Thursday, February 14, 2013

Milky Dinosaurs Problem Gnaws on Comparative Physiologist for 15 Years

Since paleontologists have persuasively argued in favour of dinosaurs developing herd, pack and family behaviours, it raised the question: How in blue blazes dinosaurs that were so damned big provide any type of nurturing for their hatchlings which were so damned small

Physiology professor Paul Else from the University of Wollongong (yes, it’s in Australia), was baffled by this concern, and found a correlation between other avian species, namely penguins, flamingos and pigeons, which produce a “milk-like” substance fed to their chicks. 

 The “milk” is similar in purpose as to what mammalians lactate for their offspring, providing the necessary antibodies, protein, fats and carotenoids for a healthy bouncing baby. In the case of pigeons and doves, they also produce an epidermal growth factor. 

This theory helps explain how dinosaurs grew so quickly. 

Prof. Else says he ultimately works at the “molecular level” as a “comparative physiologist,” so connecting the dots between modern and extinct species was right in his wheelhouse. 

“Since birds and dinosaurs share much in common I proposed that some dinosaurs likely used this feeding strategy.” 

It’s been a problem he’s been gnawing on for a long while. 

“… I sat on the idea for about 15 years waiting to have some time to explore it. Finally, when on study leave, I sent 300 words describing the idea to the editor of the Journal of Experimental Biology.
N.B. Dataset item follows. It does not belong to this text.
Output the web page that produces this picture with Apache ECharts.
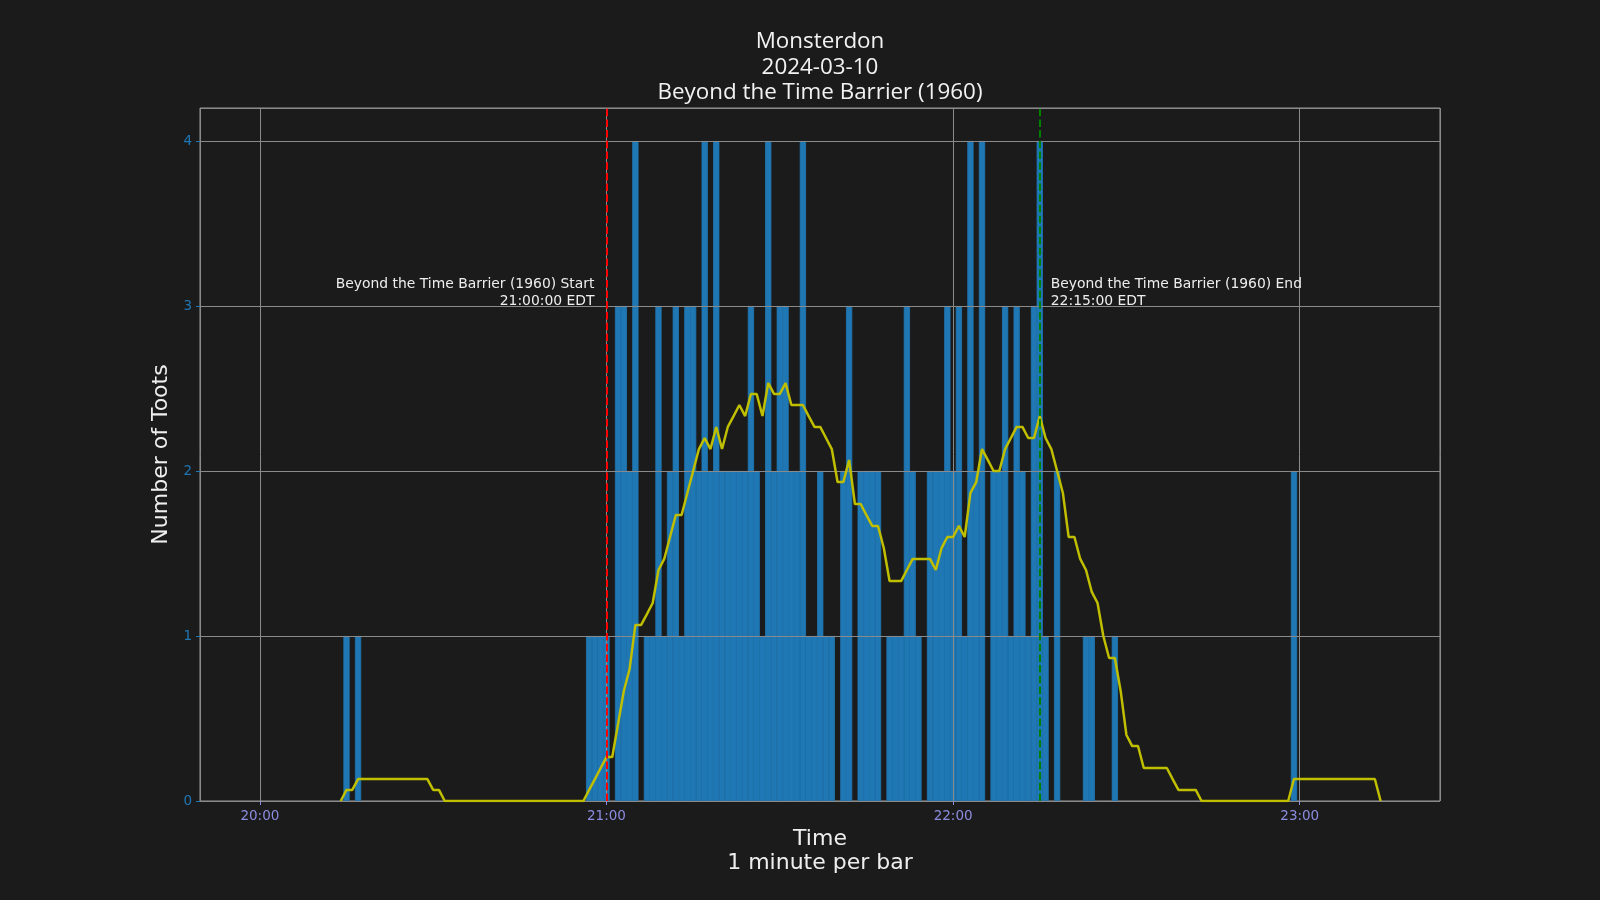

The editor liked it and asked for an article – and that’s when the work really began – taking a pure idea and making it real, while at the same time being critical about the possibility of dinosaur lactation,” Else says. 

More technically speaking, the secretion would have generated in the upper digestive tract from crop glands or glands of the oesophagus

Now the theory has been launched into the official world of academia when it was published in the latest issue of The Journal of Experimental Biology, it’s Else’s hope paleobiologists and paleontologists will investigate whether his proposition has any legs to stand on. 

He suggests beginning the investigation with hadrosaurs, who have been catalogued as “site breeders with nest-bound youth fed by parents.”